Ни плохое, ни хорошее не выходит из уст Всевышнего, — задумчиво произнес Валерий Николаевич, наливая водку себе и мне, — все определяется человеком, что, в сущности, и есть свобода выбора.

— Но я еще приду, — выкрикнул Иван Федорович, дернувшись всем телом, причем мне даже показалось, что он наподобие волчка обернулся два раза вокруг своей деревянной ноги, — ох, как я приду! Смачно сплюнув, и, выказывая всем своим видом крайнюю степень неприязни, обиженный Иван Федорович быстро заковылял в сторону калитки.

— М-да, нехорошо как-то получилось, — проворчал, глядя ему вслед, Демухин и, чтобы переменить тему разговора, тут же добавил. — Я вот слышал, что глаз в процессе эмбрионального развития образуется из зачатка покровной ткани. Значит не зря в народе говорят „шкурное зрение“. А вы как думаете?
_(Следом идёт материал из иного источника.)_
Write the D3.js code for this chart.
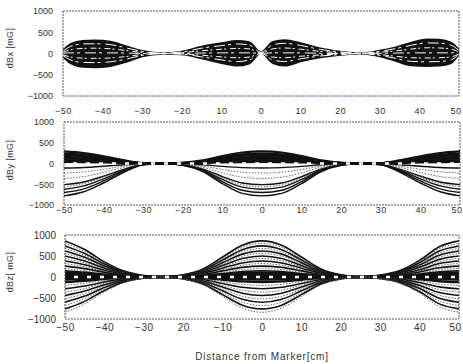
<!DOCTYPE html>
<html>
<head>
<meta charset="utf-8">
<script src="https://cdn.jsdelivr.net/npm/d3@7"></script>
<style>
  body { margin: 0; background: #fff; }
  svg { display: block; font-family: "Liberation Sans", Arial, sans-serif; }
</style>
</head>
<body>
<svg id="chart" width="463" height="364"></svg>
<script>
// ---- shared axis values ----
const xTicks = [-50, -40, -30, -20, -10, 0, 10, 20, 30, 40, 50];
const yTicks = [-1000, -500, 0, 500, 1000];
const yLabels = ['\u22121000', '\u2212500', '0', '500', '1000'];
// tick labels as printed on the scan
const xLabelsBx = ['\u221250', '\u221240', '\u221230', '\u221220', '10', '0', '10', '20', '30', '40', '50'];
const xLabelsBy = ['\u221250', '\u221240', '\u221230', '\u221220', '10', '0', '10', '20', '30', '40', '50'];
const xLabelsBz = ['\u221250', '\u221240', '\u221230', '20', '\u221210', '0', '10', '20', '30', '40', '50'];

// ---- dBx: band of curves (upper / lower envelope) + visible streaks ----
const bxDist  = [-50, -48, -45, -42, -38, -34, -30, -25, -20, -15, -10, -6, -3, 0, 3, 6, 10, 15, 20, 25, 30, 34, 38, 42, 45, 48, 50];
const bxUpper = [80, 230, 300, 310, 280, 170, 65, 10, 50, 165, 245, 300, 270, 40, 280, 320, 250, 125, 50, 5, 70, 150, 260, 335, 330, 260, 90];
const bxLower = [-80, -240, -320, -330, -300, -200, -70, -10, -25, -120, -230, -290, -240, 10, -230, -290, -190, -95, -35, -5, -70, -180, -285, -300, -290, -230, -10];
const bxStreaks = [
  [60, 170, 225, 230, 210, 130, 50, 10, 35, 125, 185, 225, 200, 30, 205, 240, 190, 95, 40, 5, 50, 115, 195, 250, 245, 195, 70],
  [30, 90, 120, 125, 110, 70, 25, 5, 20, 65, 100, 120, 110, 15, 110, 130, 100, 50, 20, 0, 30, 60, 105, 135, 130, 105, 35],
  [5, 15, 15, 15, 15, 10, 0, 0, 5, 10, 15, 15, 15, 5, 15, 15, 15, 5, 0, 0, 5, 10, 15, 15, 15, 15, 40],
  [-30, -85, -110, -115, -105, -70, -25, -5, -10, -40, -80, -100, -85, 0, -85, -100, -65, -35, -10, 0, -25, -65, -100, -105, -100, -80, -5],
  [-50, -155, -210, -215, -195, -130, -45, -5, -15, -80, -150, -190, -155, 5, -155, -190, -125, -60, -25, 0, -45, -115, -185, -195, -190, -150, -5]
];

// ---- dBy curves ----
const byDist = [-50, -45, -40, -35, -30, -25, -20, -15, -10, -5, 0, 5, 10, 15, 20, 25, 30, 35, 40, 45, 50];
const byCurves = [
  [290, 250, 175, 80, 10, 0, 15, 75, 180, 265, 290, 265, 180, 75, 15, 0, 10, 80, 175, 250, 290],
  [240, 210, 145, 65, 10, 0, 15, 60, 150, 220, 240, 220, 150, 60, 15, 0, 10, 65, 145, 210, 240],
  [200, 175, 120, 55, 10, 0, 10, 50, 125, 185, 200, 185, 125, 50, 10, 0, 10, 55, 120, 175, 200],
  [160, 140, 95, 45, 5, 0, 10, 40, 100, 145, 160, 145, 100, 40, 10, 0, 5, 45, 95, 140, 160],
  [120, 105, 70, 35, 5, 0, 5, 30, 75, 110, 120, 110, 75, 30, 5, 0, 5, 35, 70, 105, 120],
  [80, 70, 50, 20, 5, 0, 5, 20, 50, 75, 80, 75, 50, 20, 5, 0, 5, 20, 50, 70, 80],
  [40, 35, 25, 10, 0, 0, 0, 10, 25, 35, 40, 35, 25, 10, 0, 0, 0, 10, 25, 35, 40],
  [-110, -95, -65, -30, -5, 0, -5, -30, -70, -100, -110, -100, -70, -30, -5, 0, -5, -30, -65, -95, -110],
  [-230, -200, -140, -65, -10, 0, -15, -60, -145, -210, -230, -210, -145, -60, -15, 0, -10, -65, -140, -200, -230],
  [-360, -315, -215, -100, -15, 0, -20, -90, -225, -330, -360, -330, -225, -90, -20, 0, -15, -100, -215, -315, -360],
  [-510, -445, -305, -145, -20, 0, -30, -130, -315, -470, -510, -470, -315, -130, -30, 0, -20, -145, -305, -445, -510],
  [-560, -485, -335, -155, -20, 0, -35, -140, -345, -515, -560, -515, -345, -140, -35, 0, -20, -155, -335, -485, -560],
  [-620, -540, -370, -175, -25, 0, -35, -155, -385, -570, -620, -570, -385, -155, -35, 0, -25, -175, -370, -540, -620],
  [-700, -610, -420, -195, -30, 0, -40, -175, -435, -645, -700, -645, -435, -175, -40, 0, -30, -195, -420, -610, -700],
  [-780, -680, -470, -220, -30, 0, -45, -195, -485, -720, -780, -720, -485, -195, -45, 0, -30, -220, -470, -680, -780]
];

// ---- dBz curves ----
const bzDist = [-50, -45, -40, -35, -30, -25, -20, -15, -10, -5, 0, 5, 10, 15, 20, 25, 30, 35, 40, 45, 50];
const bzCurves = [
  [860, 655, 360, 140, 35, 0, 50, 190, 475, 755, 860, 755, 475, 190, 50, 0, 45, 155, 395, 720, 860],
  [800, 610, 335, 130, 30, 0, 50, 175, 440, 705, 800, 705, 440, 175, 50, 0, 40, 145, 370, 670, 800],
  [740, 560, 310, 120, 30, 0, 45, 165, 405, 650, 740, 650, 405, 165, 45, 0, 35, 135, 340, 620, 740],
  [680, 515, 285, 110, 25, 0, 40, 150, 375, 600, 680, 600, 375, 150, 40, 0, 35, 120, 315, 570, 680],
  [620, 470, 260, 100, 25, 0, 35, 135, 340, 545, 620, 545, 340, 135, 35, 0, 30, 110, 285, 520, 620],
  [560, 425, 235, 90, 20, 0, 35, 125, 310, 495, 560, 495, 310, 125, 35, 0, 30, 100, 260, 470, 560],
  [500, 380, 210, 80, 20, 0, 30, 110, 275, 440, 500, 440, 275, 110, 30, 0, 25, 90, 230, 420, 500],
  [440, 335, 185, 70, 20, 0, 25, 95, 240, 385, 440, 385, 240, 95, 25, 0, 20, 80, 200, 370, 440],
  [380, 290, 160, 60, 15, 0, 25, 85, 210, 335, 380, 335, 210, 85, 25, 0, 20, 70, 175, 320, 380],
  [320, 245, 135, 50, 15, 0, 20, 70, 175, 280, 320, 280, 175, 70, 20, 0, 15, 60, 145, 270, 320],
  [260, 200, 110, 40, 10, 0, 15, 55, 145, 230, 260, 230, 145, 55, 15, 0, 15, 45, 120, 220, 260],
  [200, 150, 85, 30, 10, 0, 10, 45, 110, 175, 200, 175, 110, 45, 10, 0, 10, 35, 90, 170, 200],
  [150, 115, 65, 25, 5, 0, 10, 35, 80, 130, 150, 130, 80, 35, 10, 0, 10, 25, 70, 125, 150],
  [110, 85, 45, 20, 5, 0, 5, 25, 60, 95, 110, 95, 60, 25, 5, 0, 5, 20, 50, 90, 110],
  [70, 55, 30, 10, 5, 0, 5, 15, 40, 60, 70, 60, 40, 15, 5, 0, 5, 15, 30, 60, 70],
  [30, 25, 15, 5, 0, 0, 0, 5, 15, 25, 30, 25, 15, 5, 0, 0, 0, 5, 15, 25, 30],
  [-20, -15, -10, -5, 0, 0, 0, -5, -10, -20, -20, -20, -10, -5, 0, 0, 0, -5, -10, -15, -20],
  [-60, -45, -25, -10, 0, 0, 0, -15, -35, -55, -60, -55, -35, -15, 0, 0, 0, -10, -30, -50, -60],
  [-120, -90, -50, -20, -5, 0, -5, -25, -65, -105, -120, -105, -65, -25, -5, 0, -5, -20, -55, -100, -120],
  [-200, -150, -85, -30, -10, 0, -10, -45, -110, -175, -200, -175, -110, -45, -10, 0, -10, -35, -90, -170, -200],
  [-280, -215, -120, -45, -10, 0, -15, -60, -155, -245, -280, -245, -155, -60, -15, 0, -15, -50, -130, -235, -280],
  [-360, -275, -150, -60, -15, 0, -20, -80, -200, -315, -360, -315, -200, -80, -20, 0, -20, -65, -165, -300, -360],
  [-440, -335, -185, -70, -20, 0, -25, -95, -240, -385, -440, -385, -240, -95, -25, 0, -20, -80, -200, -370, -440],
  [-520, -395, -220, -85, -20, 0, -30, -115, -285, -460, -520, -460, -285, -115, -30, 0, -25, -95, -240, -435, -520],
  [-600, -455, -250, -95, -25, 0, -35, -130, -330, -530, -600, -530, -330, -130, -35, 0, -30, -110, -275, -505, -600],
  [-680, -515, -285, -110, -25, 0, -40, -150, -375, -600, -680, -600, -375, -150, -40, 0, -35, -120, -315, -570, -680],
  [-760, -580, -320, -120, -30, 0, -45, -165, -420, -670, -760, -670, -420, -165, -45, 0, -40, -135, -350, -640, -760],
  [-840, -640, -355, -135, -35, 0, -50, -185, -460, -740, -840, -740, -460, -185, -50, 0, -40, -150, -385, -705, -840]
];

const svg = d3.select('#chart');
const ink = '#111';
const textInk = '#333';

function makePanel(id, box, opts) {
  const x = d3.scaleLinear().domain([-50, 50]).range([box.left, box.right]);
  const y = d3.scaleLinear().domain([-1000, 1000]).range([box.bottom, box.top]);

  svg.append('clipPath').attr('id', 'clip-' + id)
    .append('rect')
    .attr('x', box.left).attr('y', box.top)
    .attr('width', box.right - box.left).attr('height', box.bottom - box.top);

  const plot = svg.append('g').attr('clip-path', `url(#clip-${id})`);

  // frame, dotted like the scan
  svg.append('rect')
    .attr('x', box.left).attr('y', box.top)
    .attr('width', box.right - box.left).attr('height', box.bottom - box.top)
    .attr('fill', 'none').attr('stroke', '#555').attr('stroke-width', 1)
    .attr('stroke-dasharray', '2,1');

  svg.append('g')
    .attr('transform', `translate(${box.left},0)`)
    .call(d3.axisLeft(y).tickValues(yTicks).tickSize(0).tickPadding(opts.yPad)
      .tickFormat((d, i) => yLabels[i]))
    .call(g => g.select('.domain').remove())
    .selectAll('text')
    .attr('fill', textInk).attr('font-size', opts.fontSize + 'px');

  svg.append('g')
    .attr('transform', `translate(0,${box.bottom})`)
    .call(d3.axisBottom(x).tickValues(xTicks).tickSize(0).tickPadding(opts.xPad)
      .tickFormat((d, i) => opts.xLabels[i]))
    .call(g => g.select('.domain').remove())
    .selectAll('text')
    .attr('fill', textInk).attr('font-size', opts.fontSize + 'px')
    .attr('letter-spacing', '0.5px')
    // keep the last label inside the window
    .filter((d, i, n) => i === n.length - 1)
    .attr('text-anchor', 'end').attr('dx', 2);

  svg.append('text')
    .attr('transform', `translate(13,${opts.titleY}) rotate(-90)`)
    .attr('text-anchor', 'middle')
    .attr('fill', textInk).attr('font-size', '9px')
    .attr('letter-spacing', '0.4px')
    .text(opts.title);

  return { x, y, plot };
}

function curveLine(x, y, dist) {
  return d3.line()
    .x((d, i) => x(dist[i]))
    .y(d => y(d))
    .curve(d3.curveMonotoneX);
}

// broken zero line where the curves converge (as on the scan)
function zeroBreaks(plot, x, y, dash) {
  plot.append('line')
    .attr('x1', x(-50)).attr('x2', x(50))
    .attr('y1', y(0)).attr('y2', y(0))
    .attr('stroke', '#fff').attr('stroke-width', 2.4)
    .attr('stroke-dasharray', dash);
}

// ---- panel 1: dBx ----
{
  const { x, y, plot } = makePanel('bx', { left: 63, right: 459, top: 11, bottom: 96 },
    { xLabels: xLabelsBx, xPad: 12, yPad: 10, fontSize: 9, title: 'dBx [mG]', titleY: 48 });

  const band = d3.area()
    .x((d, i) => x(bxDist[i]))
    .y0((d, i) => y(bxLower[i]))
    .y1(d => y(d))
    .curve(d3.curveMonotoneX);

  plot.append('path').datum(bxUpper)
    .attr('d', band).attr('fill', ink)
    .attr('stroke', ink).attr('stroke-width', 1.5);

  plot.selectAll('.streak')
    .data(bxStreaks)
    .join('path')
    .attr('class', 'streak')
    .attr('d', curveLine(x, y, bxDist))
    .attr('fill', 'none')
    .attr('stroke', '#fff')
    .attr('stroke-width', 1)
    .attr('stroke-dasharray', (d, i) => i % 2 ? '6,2,2,4' : '11,3,3,5');
}

// ---- panel 2: dBy ----
{
  const { x, y, plot } = makePanel('by', { left: 64, right: 460, top: 122, bottom: 205 },
    { xLabels: xLabelsBy, xPad: 2, yPad: 10, fontSize: 9, title: 'dBy [mG]', titleY: 160 });

  const dotted = new Set([8, 9, 11]);
  plot.selectAll('.curve')
    .data(byCurves)
    .join('path')
    .attr('class', 'curve')
    .attr('d', curveLine(x, y, byDist))
    .attr('fill', 'none')
    .attr('stroke', (d, i) => dotted.has(i) ? '#666' : ink)
    .attr('stroke-width', (d, i) => i < 7 ? 2.2 : (dotted.has(i) ? 1 : 1.4))
    .attr('stroke-dasharray', (d, i) => dotted.has(i) ? '1.5,1.5' : null);

  zeroBreaks(plot, x, y, '0,9,4,0');
}

// ---- panel 3: dBz ----
{
  const { x, y, plot } = makePanel('bz', { left: 65, right: 459, top: 235, bottom: 319 },
    { xLabels: xLabelsBz, xPad: 5, yPad: 9, fontSize: 10, title: 'dBz[ mG]', titleY: 272 });

  const isCore = d => d3.max(d, v => Math.abs(v)) <= 120;
  plot.selectAll('.curve')
    .data(bzCurves)
    .join('path')
    .attr('class', 'curve')
    .attr('d', curveLine(x, y, bzDist))
    .attr('fill', 'none')
    .attr('stroke', (d, i) => isCore(d) ? ink : (i % 2 ? '#666' : ink))
    .attr('stroke-width', (d, i) => isCore(d) ? 2.4 : (i % 2 ? 1 : 1.6))
    .attr('stroke-dasharray', (d, i) => !isCore(d) && i % 2 ? '1.5,1.5' : null);

  zeroBreaks(plot, x, y, '0,9,4,0');
}

svg.append('text')
  .attr('x', 262).attr('y', 360)
  .attr('text-anchor', 'middle')
  .attr('fill', textInk).attr('font-size', '10px')
  .attr('letter-spacing', '0.8px')
  .text('Distance from Marker[cm]');
</script>
</body>
</html>
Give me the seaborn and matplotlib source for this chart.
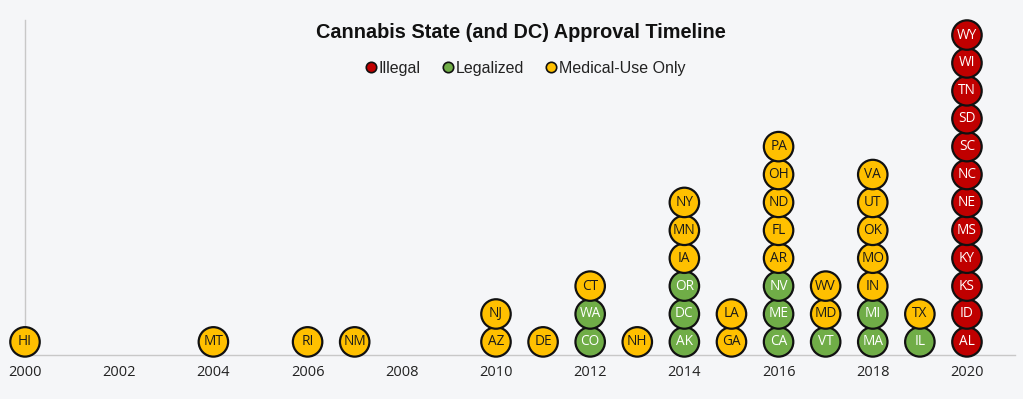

— Всякое слово, сказанное разумно, подобно золотым яблокам в серебряных облачениях, — уклончиво произнес Валерий Николаевич, явно не желая углубляться в теорию эпигенеза, и посмотрел на Пусю, который так энергично облизывался, что это наводило на мысль о плотском грехе. — Поскольку один грех порождает другой, — продолжал он, особенно доверяться „шкурным чувствованиям“ не следует, так же, впрочем, как и другим аффектам грубой плоти.

Демухин согласно хмыкнул и отодвинул шпроты подальше от Пуси, на середину стола.

Пуся перестал облизываться, сел, поджав лапы, и уставился на Демухина.

Когда заключенное в тело живое существо управляет своей природой и на умственном уровне отказывается от всех действий, оно счастливо пребывает в материальном теле, не совер-шая никаких действий, а также не являясь причиной совершения каких-либо действий, — казалось, говорил он.

Словно желая предотвратить ссору, Валерий Николаевичи почесал Пусю за ушами и сказал:

Грош цена добродетели, не прошедшей искушения пороком.

— Может оно и так, — согласился Демухин, — но особо подставляться тоже не следует. Кто его знает, как оно обернется. Кстати, — тут он резко, будто вдруг вспомнил нечто очень важное, развернулся ко мне, — ты в молодости, как мне помнится, авангардную выставку организовал?

— Это верно, из-за нее, можно сказать, и сам художником стал, а то уже хотел во врачи податься.

— Вот и я к тому же, — сказал Демухин, явно довольный, что сумел перевести разговор в другое русло, — художником стал, чудак. А ведь мог быть героем сердечно-сосудистого труда. Кстати, я ведь помню, как приходишь ты ко мне и говоришь: „Савелий, я выставку делаю, не дашь ли ты мне пару картин?“ — „Почему только пару?“ — спрашиваю. — „Mожно и больше, — заявляешь ты, — там места много. — „Ну, думаю, наберет он сейчас барахла всякого, лучше от этого дела в стороне быть“. Вот и не дал я тебе картин. М-да, это факт, а сейчас вот жалею, что тогда в твоей выставке не участвовал.


„Сейчас я стремлюсь и работаю над собой в том смысле, что раньше я делал картину «Монастырь», как чертежник, и после раскрашивал ее, и вот, наконец, пришел к тому, что воображаю на темном холсте два аэростата, воздушные эдакие «сардельки»... Верхний баллон — это туча, нижний баллон — холм. Оба баллона сплюснуты и почти касаются друг друга, а свет исходит из них от тебя над головой метрах в 2–3-х. Это основная модель, которую я воображаю перед началом изображения подготовительных двух объемов с уходящим между ними в глубину дали пространством... Когда пишешь такой пейзаж, надо зубрить вслух или себе в уме: «Пространство, пространство», и «пузо, пузо, пузо». И оно точно по волшебству начнет получаться... «само собой»“.